Lift out each line of the data that holds "code".

• • •

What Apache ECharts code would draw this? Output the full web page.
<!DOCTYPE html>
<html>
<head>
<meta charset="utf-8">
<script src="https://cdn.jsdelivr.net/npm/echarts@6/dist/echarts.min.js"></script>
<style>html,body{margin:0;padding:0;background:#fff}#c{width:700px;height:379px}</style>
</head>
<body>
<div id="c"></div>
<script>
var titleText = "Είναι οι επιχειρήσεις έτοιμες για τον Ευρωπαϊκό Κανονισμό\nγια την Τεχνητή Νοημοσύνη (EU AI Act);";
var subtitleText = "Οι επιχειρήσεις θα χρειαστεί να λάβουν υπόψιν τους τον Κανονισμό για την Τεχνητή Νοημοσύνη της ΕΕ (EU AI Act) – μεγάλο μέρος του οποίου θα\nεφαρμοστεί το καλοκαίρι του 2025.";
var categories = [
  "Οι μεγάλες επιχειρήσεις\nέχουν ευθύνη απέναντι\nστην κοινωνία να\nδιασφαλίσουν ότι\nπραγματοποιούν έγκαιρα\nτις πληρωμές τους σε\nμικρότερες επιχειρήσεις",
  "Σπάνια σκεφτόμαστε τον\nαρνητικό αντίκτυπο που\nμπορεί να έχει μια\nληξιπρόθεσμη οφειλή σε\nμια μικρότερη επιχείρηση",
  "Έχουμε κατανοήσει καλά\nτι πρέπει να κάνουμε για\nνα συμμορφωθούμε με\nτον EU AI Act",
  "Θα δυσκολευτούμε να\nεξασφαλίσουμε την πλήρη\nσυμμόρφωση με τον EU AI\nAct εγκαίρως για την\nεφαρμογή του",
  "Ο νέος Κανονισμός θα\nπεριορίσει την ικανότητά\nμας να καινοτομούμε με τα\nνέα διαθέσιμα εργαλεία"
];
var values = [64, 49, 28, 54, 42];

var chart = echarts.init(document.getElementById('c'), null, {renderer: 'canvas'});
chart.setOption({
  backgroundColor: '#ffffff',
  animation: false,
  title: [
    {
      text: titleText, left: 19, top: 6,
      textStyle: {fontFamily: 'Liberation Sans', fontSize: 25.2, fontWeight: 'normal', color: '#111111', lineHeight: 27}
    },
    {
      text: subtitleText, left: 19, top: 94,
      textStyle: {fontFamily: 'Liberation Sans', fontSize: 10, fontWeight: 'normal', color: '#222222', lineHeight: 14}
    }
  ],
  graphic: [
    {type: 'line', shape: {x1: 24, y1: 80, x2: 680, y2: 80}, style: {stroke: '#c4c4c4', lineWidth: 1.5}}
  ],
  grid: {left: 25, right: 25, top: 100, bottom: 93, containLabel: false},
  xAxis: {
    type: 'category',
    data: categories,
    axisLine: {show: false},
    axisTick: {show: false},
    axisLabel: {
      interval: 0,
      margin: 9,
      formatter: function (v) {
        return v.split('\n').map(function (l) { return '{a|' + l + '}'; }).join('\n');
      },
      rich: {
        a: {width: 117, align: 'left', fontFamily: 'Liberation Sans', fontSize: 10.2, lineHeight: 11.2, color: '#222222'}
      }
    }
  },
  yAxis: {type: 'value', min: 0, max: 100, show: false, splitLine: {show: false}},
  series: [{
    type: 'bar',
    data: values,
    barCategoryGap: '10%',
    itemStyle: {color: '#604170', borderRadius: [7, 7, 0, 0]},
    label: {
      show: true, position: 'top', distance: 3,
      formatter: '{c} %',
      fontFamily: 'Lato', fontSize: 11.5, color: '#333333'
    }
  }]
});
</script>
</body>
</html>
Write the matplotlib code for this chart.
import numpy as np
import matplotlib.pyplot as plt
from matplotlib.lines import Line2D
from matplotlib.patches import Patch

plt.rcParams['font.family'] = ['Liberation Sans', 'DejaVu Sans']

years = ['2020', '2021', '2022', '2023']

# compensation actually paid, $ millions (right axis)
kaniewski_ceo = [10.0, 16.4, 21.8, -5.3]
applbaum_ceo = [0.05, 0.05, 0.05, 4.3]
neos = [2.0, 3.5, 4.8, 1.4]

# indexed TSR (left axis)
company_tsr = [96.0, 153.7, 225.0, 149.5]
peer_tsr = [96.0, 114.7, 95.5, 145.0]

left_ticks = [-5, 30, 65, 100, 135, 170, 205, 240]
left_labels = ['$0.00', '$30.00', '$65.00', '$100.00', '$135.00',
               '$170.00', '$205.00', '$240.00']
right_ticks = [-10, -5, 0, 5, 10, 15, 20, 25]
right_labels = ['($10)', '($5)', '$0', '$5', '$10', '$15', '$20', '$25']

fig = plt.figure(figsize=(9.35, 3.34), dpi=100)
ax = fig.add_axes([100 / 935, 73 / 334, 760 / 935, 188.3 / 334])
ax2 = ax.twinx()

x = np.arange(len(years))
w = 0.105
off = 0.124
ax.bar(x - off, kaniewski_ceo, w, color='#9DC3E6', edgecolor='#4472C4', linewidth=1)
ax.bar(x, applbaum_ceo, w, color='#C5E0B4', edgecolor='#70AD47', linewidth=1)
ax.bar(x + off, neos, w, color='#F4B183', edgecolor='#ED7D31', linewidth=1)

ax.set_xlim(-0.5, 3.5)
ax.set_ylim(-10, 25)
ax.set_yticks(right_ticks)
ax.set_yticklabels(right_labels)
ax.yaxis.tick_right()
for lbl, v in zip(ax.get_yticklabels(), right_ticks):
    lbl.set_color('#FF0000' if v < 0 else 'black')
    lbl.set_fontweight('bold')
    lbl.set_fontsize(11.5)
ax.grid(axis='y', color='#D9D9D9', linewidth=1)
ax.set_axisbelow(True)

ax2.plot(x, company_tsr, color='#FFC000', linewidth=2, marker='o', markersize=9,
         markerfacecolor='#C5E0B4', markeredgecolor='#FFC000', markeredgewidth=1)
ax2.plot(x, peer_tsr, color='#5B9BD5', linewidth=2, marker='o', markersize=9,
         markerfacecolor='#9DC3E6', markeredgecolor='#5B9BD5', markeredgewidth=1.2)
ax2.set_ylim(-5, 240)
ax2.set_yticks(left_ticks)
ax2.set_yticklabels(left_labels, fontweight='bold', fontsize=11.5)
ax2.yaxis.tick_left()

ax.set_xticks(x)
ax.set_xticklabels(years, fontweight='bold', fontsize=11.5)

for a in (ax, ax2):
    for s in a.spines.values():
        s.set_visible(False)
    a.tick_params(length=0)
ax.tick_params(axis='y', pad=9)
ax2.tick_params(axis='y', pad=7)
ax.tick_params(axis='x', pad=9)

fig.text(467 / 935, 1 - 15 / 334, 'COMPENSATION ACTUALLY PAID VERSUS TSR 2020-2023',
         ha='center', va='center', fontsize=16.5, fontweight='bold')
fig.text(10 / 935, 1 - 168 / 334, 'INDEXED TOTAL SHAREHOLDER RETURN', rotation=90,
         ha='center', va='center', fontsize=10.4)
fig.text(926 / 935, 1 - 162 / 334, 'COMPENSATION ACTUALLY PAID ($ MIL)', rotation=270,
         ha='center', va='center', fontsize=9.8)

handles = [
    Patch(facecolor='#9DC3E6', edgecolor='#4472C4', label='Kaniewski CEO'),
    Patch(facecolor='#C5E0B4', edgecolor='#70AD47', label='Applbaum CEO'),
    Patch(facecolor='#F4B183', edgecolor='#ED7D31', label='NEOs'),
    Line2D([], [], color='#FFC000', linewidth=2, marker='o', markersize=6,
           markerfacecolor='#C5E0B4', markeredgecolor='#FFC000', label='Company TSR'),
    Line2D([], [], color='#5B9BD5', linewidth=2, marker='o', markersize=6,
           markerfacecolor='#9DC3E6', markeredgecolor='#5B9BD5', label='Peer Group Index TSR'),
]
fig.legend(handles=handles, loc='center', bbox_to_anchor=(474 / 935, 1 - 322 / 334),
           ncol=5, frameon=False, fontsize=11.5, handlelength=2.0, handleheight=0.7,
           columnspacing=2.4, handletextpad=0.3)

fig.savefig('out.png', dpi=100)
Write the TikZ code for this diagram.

• • •

SOLUTION -
What Apache ECharts code would draw this? Output the full web page.
Write the matplotlib code for this chart.
Write the TikZ code for this diagram.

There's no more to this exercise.